The idea for the book originated almost nine years ago during the middle of Barack Obama’s first presidential campaign. At that time, there was an uproar over videos of sermons by the Reverend Jeremiah Wright, pastor of a large congregation at Trinity United Church of Christ on the south side of Chicago. The Obamas had belonged to that church when they were both living in Chicago. The videos were controversial because Wright said very critical things about America, and for a while, it looked like Obama’s campaign was in jeopardy as a result of his association with this pastor. Then Obama gave a powerful speech on race which was very widely viewed and very highly praised. The thing that struck me about the speech at the time was that the story he told built very much on the biblical narrative of Exodus. In the speech, Obama talked about the original sin of slavery, the Declaration of Independence, and the Constitution as founding covenants or contracts. He spoke about the way the American people had wandered and slid back, and how, in a sense, they had marched forward eventually finding their way towards the promised land of racial inclusion and equality. That was the narrative in the speech. People commended it for the intelligent and subtle way it delved into race relations in the United States.

I was really struck by this narrative because it mirrored a well-known article that Robert Bellah, my thesis supervisor in graduate school, had written in 1967, called “American Civil Religion.” In the article he pointed to exactly this — the way in which a certain kind of narrative taken from the Bible had been very important to a particular understanding of what America was about. I started out thinking that I would provide some deeper historical background about this aspect of Obama’s speech that a lot of people seem to have missed, but the book ended up being something quite different. In the end the book recounted the history at the development of this tradition from New England up to the present day.

What is the “American Experiment”?

The “American Experiment” is a way of trying to make a nation of nations and a people of peoples and to build a system of self-government in a large country. It has often been argued that you could not have a successful republican government in a large territory unless you had a very homogeneous people. The “American Experiment” is an attempt to prove that that is not true.

Did you uncover anything surprising during your research for this book?

Writing this book was voyage of self-discovery for me. I hadn’t really read American history in any serious way since high school or my early years in college. I learned a lot in that sense because I was trained as a European historian. One thing that was very interesting to me was the role that the Exodus narrative and certain Old Testament stories had played in American self-understanding from the very beginning. During the American Revolution, for example, the idea that many Americans had for self-government was not the Athenian Republic or the Roman Republic, it was what they called the Hebrew Republic. Many of the Founders believed that the Hebrew Republic was the kind of government that God preferred for the ancient Israelites. It was a self-governing republic. Monarchy was a dangerous form of government because it could easily lead to idolatry — that is, to the worship of the monarch or the leader. It was for that reason that people who considered themselves a righteous people should eschew a monarchy or dictatorship in favor of collective self-government. It’s a point that I’m afraid is relevant to our current moment.

How do you incorporate the topics in this book into your classroom teaching?

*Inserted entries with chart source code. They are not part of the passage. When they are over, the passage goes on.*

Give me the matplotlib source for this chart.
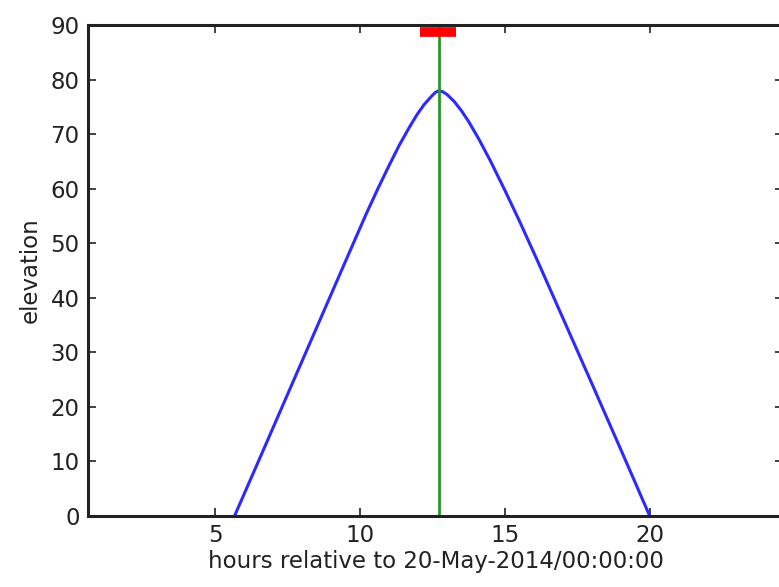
import matplotlib.pyplot as plt
import numpy as np

# elevation track of the target (hours after 20-May-2014 00:00)
hours = [5.66, 6.5, 7.5, 8.5, 9.5, 10.2, 10.6, 11.0, 11.35, 11.7, 11.95,
         12.2, 12.45, 12.6, 12.72, 12.85, 13.0, 13.25, 13.5, 13.75, 14.1,
         14.5, 15.0, 15.5, 16.2, 17.0, 18.0, 19.0, 20.0]
elev = [0, 10.2, 22.4, 34.6, 46.8, 55.3, 59.9, 64.3, 68.0, 71.3, 73.5,
        75.4, 76.9, 77.7, 78.0, 77.8, 77.3, 76.0, 74.3, 72.3, 69.1,
        65.1, 59.7, 54.1, 45.9, 36.3, 24.3, 12.2, 0]

transit = 12.72          # hour of maximum elevation
window = [12.07, 13.31]  # marked interval around transit
window_y = 88.7

xlim = (0.6, 24.6)
ylim = (0, 90)
xticks = [5, 10, 15, 20]
yticks = [0, 10, 20, 30, 40, 50, 60, 70, 80, 90]

fig = plt.figure(figsize=(7.79, 5.87), dpi=100)
ax = fig.add_axes([0.113, 0.121, 0.892, 0.836])

ax.plot(hours, elev, color='#2b2bff', lw=2.2)
ax.axvline(transit, color='#2a962a', lw=2)
ax.plot(window, [window_y, window_y], color='r', lw=7, solid_capstyle='butt')

ax.set_xlim(*xlim)
ax.set_ylim(*ylim)
ax.set_xticks(xticks)
ax.set_yticks(yticks)

ax.tick_params(axis='both', direction='in', top=True, right=True,
               length=6, width=1.2, labelsize=16.5, pad=6, colors='#222222')
for sp in ax.spines.values():
    sp.set_linewidth(2.2)
    sp.set_color('#222222')

ax.set_xlabel("hours relative to 20-May-2014/00:00:00", fontsize=16.5,
              color='#222222', labelpad=2)
ax.set_ylabel("elevation", fontsize=16.5, color='#222222', labelpad=6)

plt.savefig("out.png", dpi=100)
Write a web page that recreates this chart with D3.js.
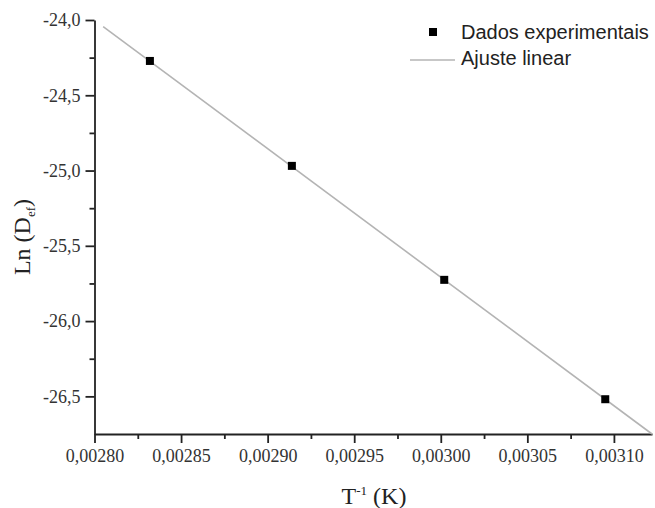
<!DOCTYPE html>
<html>
<head>
<meta charset="utf-8">
<script src="https://cdn.jsdelivr.net/npm/d3@7"></script>
<style>
  body { margin: 0; background: #fff; }
  svg { display: block; }
</style>
</head>
<body>
<div class="chart"></div>
<script>
// data (1/T in K^-1, ln of D_ef)
var invT = [0.002832, 0.002914, 0.003002, 0.003095];
var lnDef = [-24.272, -24.969, -25.726, -26.519];

// linear fit drawn as a straight segment between two ends
var fitX = [0.002805, 0.003122];
var fitY = [-24.044, -26.75];

var xTicks = [0.00280, 0.00285, 0.00290, 0.00295, 0.00300, 0.00305, 0.00310];
var xMinor = [0.002825, 0.002875, 0.002925, 0.002975, 0.003025, 0.003075];
var yTicks = [-24.0, -24.5, -25.0, -25.5, -26.0, -26.5];
var yMinor = [-24.25, -24.75, -25.25, -25.75, -26.25];

var legendLabels = ["Dados experimentais", "Ajuste linear"];

var w = 655, h = 508;
// plot edges (don't call it "top", window.top is read-only)
var mLeft = 94.5, mRight = 652, mTop = 20, mBottom = 434;

var svg = d3.select(".chart").append("svg")
  .attr("width", w).attr("height", h);

svg.append("rect").attr("width", w).attr("height", h).attr("fill", "#fff");

// decimal comma and plain hyphen, like the original
var loc = d3.formatLocale({decimal: ",", thousands: ".", grouping: [3], currency: ["", ""], minus: "-"});

var x = d3.scaleLinear().domain([0.0028, 0.003122]).range([mLeft, mRight]);
var y = d3.scaleLinear().domain([-26.75, -24.0]).range([mBottom, mTop]);

var axisColor = "#222";
var tickFont = "'Liberation Serif', 'Times New Roman', serif";

// x axis
var gx = svg.append("g").attr("transform", "translate(0," + mBottom + ")");
gx.call(d3.axisBottom(x).tickValues(xTicks).tickFormat(loc.format(".5f"))
  .tickSizeInner(9).tickSizeOuter(0).tickPadding(6));
var gxm = svg.append("g").attr("transform", "translate(0," + mBottom + ")");
gxm.call(d3.axisBottom(x).tickValues(xMinor).tickFormat("").tickSizeInner(5).tickSizeOuter(0));
gxm.select(".domain").remove();

// y axis
var gy = svg.append("g").attr("transform", "translate(" + mLeft + ",0)");
gy.call(d3.axisLeft(y).tickValues(yTicks).tickFormat(loc.format(".1f"))
  .tickSizeInner(9).tickSizeOuter(0).tickPadding(5));
var gym = svg.append("g").attr("transform", "translate(" + mLeft + ",0)");
gym.call(d3.axisLeft(y).tickValues(yMinor).tickFormat("").tickSizeInner(5).tickSizeOuter(0));
gym.select(".domain").remove();

// serif tick labels, set on the groups too so the axis defaults don't win
gx.attr("font-family", tickFont).attr("font-size", 18);
gy.attr("font-family", tickFont).attr("font-size", 18);

svg.selectAll(".domain, .tick line")
  .attr("stroke", axisColor).attr("stroke-width", 1.8);
svg.selectAll(".tick text")
  .attr("fill", "#333")
  .attr("font-family", tickFont)
  .attr("font-size", 18);

// fit line
var fit = fitX.map(function(d, i) { return [d, fitY[i]]; });
svg.append("path")
  .datum(fit)
  .attr("d", d3.line().x(function(d) { return x(d[0]); }).y(function(d) { return y(d[1]); }))
  .attr("fill", "none")
  .attr("stroke", "#b4b4b4")
  .attr("stroke-width", 1.6);

// data points
var s = 8;
svg.selectAll("rect.pt")
  .data(invT)
  .enter()
  .append("rect")
  .attr("class", "pt")
  .attr("x", function(d) { return x(d) - s / 2; })
  .attr("y", function(d, i) { return y(lnDef[i]) - s / 2; })
  .attr("width", s).attr("height", s)
  .attr("fill", "#000");

// legend
var lg = svg.append("g").style("font-family", "'Liberation Sans', Arial, sans-serif")
  .style("font-size", "20px").attr("fill", "#222");
lg.append("rect").attr("x", 429).attr("y", 28).attr("width", 8).attr("height", 8).attr("fill", "#000");
lg.append("text").attr("x", 461).attr("y", 39).text(legendLabels[0]);
lg.append("line").attr("x1", 410).attr("x2", 455).attr("y1", 60).attr("y2", 60)
  .attr("stroke", "#b4b4b4").attr("stroke-width", 1.6);
lg.append("text").attr("x", 461).attr("y", 65).text(legendLabels[1]);

// axis titles
var xt = svg.append("text")
  .attr("x", 374).attr("y", 504)
  .attr("text-anchor", "middle")
  .style("font-family", tickFont).style("font-size", "24px").attr("fill", "#222");
xt.append("tspan").text("T");
xt.append("tspan").attr("dy", -9).style("font-size", "13px").text("-1");
xt.append("tspan").attr("dy", 9).text(" (K)");

var yt = svg.append("text")
  .attr("transform", "translate(30,237) rotate(-90)")
  .attr("text-anchor", "middle")
  .style("font-family", tickFont).style("font-size", "24px").attr("fill", "#222");
yt.append("tspan").text("Ln (D");
yt.append("tspan").attr("dy", 5).style("font-size", "13px").text("ef");
yt.append("tspan").attr("dy", -5).text(")");
</script>
</body>
</html>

I’m hesitant to make students read my own work more than is necessary, but it has absolutely informed my classroom teaching. I teach courses on the sociology of religion; religion and politics; classical and contemporary social theory; and populism. Religion and politics is something that is an omnipresent topic in American current affairs, so I will oftentimes use something that is currently in the news, or something that has recently come into the news, as a way of stimulating a conversation with my students about a particular subject.

In the book I distinguish between civil religion and religious nationalism. Religious nationalism is when only a member of a certain religious group can be a member or a citizen of a nation. This is a concept that I hadn’t really understood until I started doing research for this book, but religious nationalism is a phenomenon that you find in many times and places all over the world. There are very startling commonalities between Buddhist religious nationalism, Islamic nationalism, and Christian nationalism. For one thing, they tend to have an apocalyptic view of history. They tend to think about history as a cosmic showdown between good and evil — in which, of course, they are on the side of good and everyone else is on the side of evil.

You wrote about a very diverse group of historians in your book. Whose message was the most meaningful to you?

A personal favorite of mine, who is perhaps less known today, is the Protestant theologian Reinhold NIebuhr, who is an alumnus of the Yale Divinity School. His brother Richard Niebhur taught at the Divinity School for many years. It might seem like an unlikely choice because the thing that Niebuhr was best known for was reviving the doctrine of original sin, but he understood it in a way that is different than the way that many people understand it today. For him, the original sin was pride or self-love. He had a very subtle analysis of the ways in which excessive pride tends to color our perceptions of ourselves and other people, and can also lead to quite dangerous political phenomenon, including modern religious nationalism — which is a term that he uses to describe a form of collective pride and collective self-worship. It is also, he believed, one that is especially attractive to people because you may see and escape your own shortcomings by identifying with something that seems more powerful than yourself such as your country, your race, or your ethnicity. Niebuhr worried that those are in some ways the most dangerous forms of pride and self-love because collectivities, countries, and states are or can be very powerful, especially if they turn to the wrong ends.

What do you hope your students learn from you?

I think part of what I hope my students learn — apart from substance — is that they develop a capacity for civil dialogue about these very controversial topics. I try to model that in the classroom as much as I can, and I also try to provide a space in which students feel comfortable about talking about and raising questions about topics that might be difficult for them or feel risky for them to raise just with their friends or outside of the classroom. They can talk about these questions in a serious way and then walk away, and there won’t be any hard feelings or vituperation afterwards.

How do you think the messages in your book will resonate with the public?

There are many Americans who, like me, are really disheartened by our current division and by the level of vitriol that exists, and are unsure of what — if anything — does or could still unite us. This book is my attempt to answer that question.